Susan is the classic example of a glass that is half-empty. During her few months in service in France, she overcame mind-numbing terror to throw herself into the crusade against Nazi Germany. She was rightfully proud of that service, rightfully in awe of her fellow compatriots, but she ultimately becomes impatient and self-destructive when she does not find that level of valor in her post-war existence.
The movie was based on a play written by David Hare, whose inspiration came from the fact that 75% of the British women who engaged in wartime secret operations divorced within a few years of the war’s end. What was to account for this shocking statistic?
Many war veterans have commented on how warfare lends a sense of intense challenge, of comradeship, an intensification of emotions that simply is not felt in the normal course of life. Participation in a just war gave meaning to their existence. The constant sense of danger and the looming threat of death gave life an extraordinary clarity, and when the war was over, they crave that sense of purpose as life returns to its ordinary shades of gray. This is the malaise that affects Meryl Streep’s character.

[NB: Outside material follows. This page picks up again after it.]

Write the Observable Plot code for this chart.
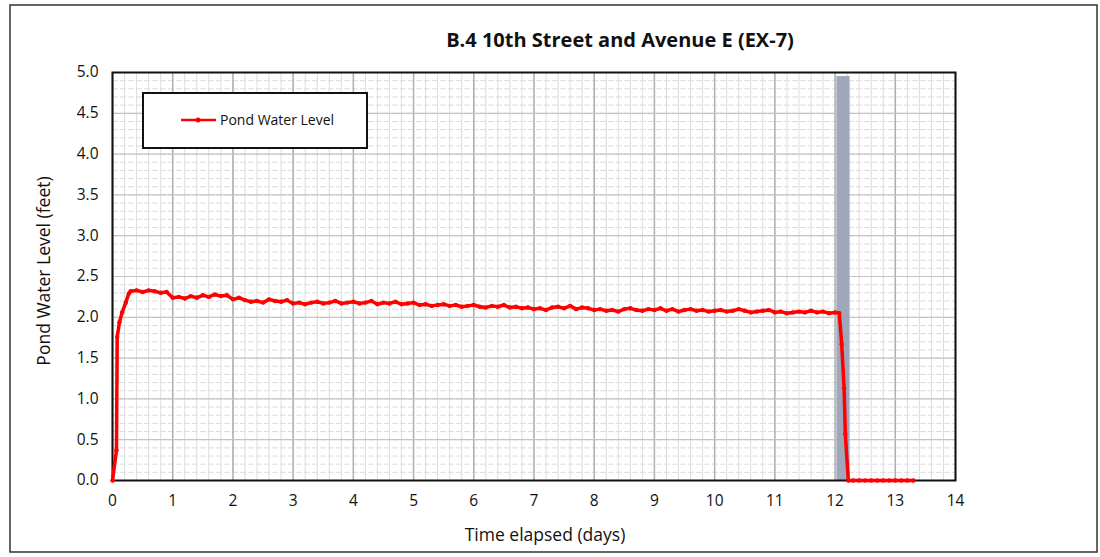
<!DOCTYPE html>
<html>
<head>
<meta charset="utf-8">
<script src="https://cdn.jsdelivr.net/npm/d3@7"></script>
<script src="https://cdn.jsdelivr.net/npm/@observablehq/plot@0.6"></script>
<style>
  html, body { margin: 0; padding: 0; background: #fff; }
  #chart { width: 1100px; height: 557px; }
  svg { font-family: "Open Sans", "Noto Sans", sans-serif; }
</style>
</head>
<body>
<div id="chart"></div>
<script>
// ---- data ----
const title = "B.4 10th Street and Avenue E (EX-7)";
const seriesName = "Pond Water Level";
const xLabel = "Time elapsed (days)";
const yLabel = "Pond Water Level (feet)";

const xTicks = [0,1,2,3,4,5,6,7,8,9,10,11,12,13,14];
const yTicks = [0,0.5,1,1.5,2,2.5,3,3.5,4,4.5,5];

// shaded band (days)
const bandStart = 12.03;
const bandEnd = 12.25;

// elapsed time (days)
const days = [
  0, 0.066, 0.078, 0.116, 0.16, 0.22, 0.27,
  0.3, 0.4, 0.5, 0.6, 0.7, 0.8, 0.9,
  1.0, 1.1, 1.2, 1.3, 1.4, 1.5, 1.6, 1.7, 1.8, 1.9,
  2.0, 2.1, 2.2, 2.3, 2.4, 2.5, 2.6, 2.7, 2.8, 2.9,
  3.0, 3.1, 3.2, 3.3, 3.4, 3.5, 3.6, 3.7, 3.8, 3.9,
  4.0, 4.1, 4.2, 4.3, 4.4, 4.5, 4.6, 4.7, 4.8, 4.9,
  5.0, 5.1, 5.2, 5.3, 5.4, 5.5, 5.6, 5.7, 5.8, 5.9,
  6.0, 6.1, 6.2, 6.3, 6.4, 6.5, 6.6, 6.7, 6.8, 6.9,
  7.0, 7.1, 7.2, 7.3, 7.4, 7.5, 7.6, 7.7, 7.8, 7.9,
  8.0, 8.1, 8.2, 8.3, 8.4, 8.5, 8.6, 8.7, 8.8, 8.9,
  9.0, 9.1, 9.2, 9.3, 9.4, 9.5, 9.6, 9.7, 9.8, 9.9,
  10.0, 10.1, 10.2, 10.3, 10.4, 10.5, 10.6, 10.7, 10.8, 10.9,
  11.0, 11.1, 11.2, 11.3, 11.4, 11.5, 11.6, 11.7, 11.8, 11.9,
  12.0, 12.07, 12.11, 12.15, 12.17, 12.22,
  12.3, 12.4, 12.5, 12.6, 12.7, 12.8, 12.9, 13.0, 13.1, 13.2, 13.3
];

// pond water level (feet)
const levels = [
  0, 0.37, 1.76, 1.94, 2.06, 2.18, 2.29,
  2.32, 2.33, 2.31, 2.33, 2.32, 2.30, 2.31,
  2.24, 2.25, 2.23, 2.26, 2.24, 2.27, 2.25, 2.28, 2.26, 2.27,
  2.22, 2.24, 2.21, 2.19, 2.20, 2.18, 2.22, 2.20, 2.19, 2.21,
  2.17, 2.18, 2.16, 2.18, 2.19, 2.17, 2.18, 2.20, 2.17, 2.18,
  2.19, 2.17, 2.18, 2.20, 2.16, 2.18, 2.17, 2.19, 2.16, 2.17,
  2.18, 2.15, 2.16, 2.14, 2.15, 2.16, 2.14, 2.15, 2.13, 2.14,
  2.15, 2.13, 2.12, 2.14, 2.13, 2.15, 2.12, 2.13, 2.11, 2.12,
  2.10, 2.11, 2.09, 2.12, 2.13, 2.11, 2.14, 2.10, 2.12, 2.11,
  2.09, 2.10, 2.08, 2.09, 2.07, 2.10, 2.11, 2.09, 2.08, 2.10,
  2.09, 2.11, 2.08, 2.10, 2.07, 2.09, 2.10, 2.08, 2.09, 2.07,
  2.08, 2.09, 2.07, 2.08, 2.10, 2.08, 2.06, 2.07, 2.08, 2.09,
  2.06, 2.07, 2.05, 2.06, 2.07, 2.06, 2.08, 2.06, 2.07, 2.05,
  2.06, 2.05, 1.67, 1.13, 0.57, 0,
  0, 0, 0, 0, 0, 0, 0, 0, 0, 0, 0
];

const data = days.map((d, i) => ({day: d, level: levels[i]}));

const minorX = d3.range(0, 14.001, 0.2);
const minorY = d3.range(0, 5.001, 0.1);

const chart = Plot.plot({
  width: 1100,
  height: 557,
  marginLeft: 112,
  marginRight: 145,
  marginTop: 72,
  marginBottom: 77,
  style: {fontFamily: "'Open Sans', 'Noto Sans', sans-serif", fontSize: "15.5px", color: "#111", background: "white"},
  x: {domain: [0, 14], ticks: xTicks, tickSize: 0, tickPadding: 14, label: null, tickFormat: d => String(d)},
  y: {domain: [0, 5], ticks: yTicks, tickSize: 0, tickPadding: 14, label: null, tickFormat: d3.format(".1f")},
  marks: [
    Plot.ruleX(minorX, {stroke: "#dcdcdc", strokeWidth: 1}),
    Plot.ruleY(minorY, {stroke: "#dcdcdc", strokeWidth: 1, strokeDasharray: "6,2"}),
    Plot.ruleX(xTicks, {stroke: "#b0b0b0", strokeWidth: 1.5}),
    Plot.ruleY(yTicks, {stroke: "#c4c4c4", strokeWidth: 1.2}),
    Plot.rect([{x1: bandStart, x2: bandEnd}], {x1: "x1", x2: "x2", y1: 0, y2: 4.95, fill: "#9aa2b6", fillOpacity: 0.95}),
    Plot.frame({stroke: "#111", strokeWidth: 2}),
    Plot.line(data, {x: "day", y: "level", stroke: "#ff0000", strokeWidth: 3.5}),
    Plot.dot(data, {x: "day", y: "level", fill: "#ff0000", r: 2.2, stroke: "none"})
  ]
});

document.getElementById("chart").appendChild(chart);

const svg = d3.select(chart);
// outer frame
svg.append("rect")
  .attr("x", 10).attr("y", 5).attr("width", 1087).attr("height", 547)
  .attr("fill", "none").attr("stroke", "#333").attr("stroke-width", 1.5);
// title
svg.append("text")
  .attr("x", 620).attr("y", 47)
  .attr("text-anchor", "middle")
  .attr("font-size", 20).attr("font-weight", "bold").attr("fill", "#111")
  .text(title);
// axis labels
svg.append("text")
  .attr("x", 545).attr("y", 541)
  .attr("text-anchor", "middle").attr("font-size", 17.5).attr("fill", "#111")
  .text(xLabel);
svg.append("text")
  .attr("transform", "translate(50,271) rotate(-90)")
  .attr("text-anchor", "middle").attr("font-size", 17.5).attr("fill", "#111")
  .text(yLabel);
// legend
const lg = svg.append("g");
lg.append("rect").attr("x", 143).attr("y", 93).attr("width", 224).attr("height", 55)
  .attr("fill", "white").attr("stroke", "#111").attr("stroke-width", 2);
lg.append("line").attr("x1", 181).attr("x2", 216).attr("y1", 120).attr("y2", 120)
  .attr("stroke", "#ff0000").attr("stroke-width", 2.5);
lg.append("circle").attr("cx", 198).attr("cy", 120).attr("r", 2.5).attr("fill", "#ff0000");
lg.append("text").attr("x", 220).attr("y", 125).attr("text-anchor", "start")
  .attr("font-size", 14).attr("fill", "#111")
  .text(seriesName);
</script>
</body>
</html>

In a scene near the end, Susan is reunited with Sam Neill more than twenty years after the war. Her hero is now a paunchy, listless, middle-aged man in a mediocre office job where he is harangued by his boss. For twenty years Susan had been scornful of her husband and lovers for never measuring up to this gallant man who she caught a glimpse of during one of his finest moments.
Like Susan, I was initially disappointed to see what became of the dashing, heroic spy. But the more I think about it, I was wrong, wrong, wrong to jump to that conclusion. I think there are heroes all around us, but until we are given a cause to rise to the occasion, most of us will never know it. The Sam Neill character is an Everyman. He was a normal, decent man who became a hero when his country asked it of him. This movie taught me to look a little more carefully at the everyday people in my life. There are heroes all around us. It is hard to spot them when you are paying for milk at the grocery store or talking to the guy from I.T. who is unjamming the office printer. Ordinary, workaday people….until they need to rise to the occasion. I believe most of us can do so.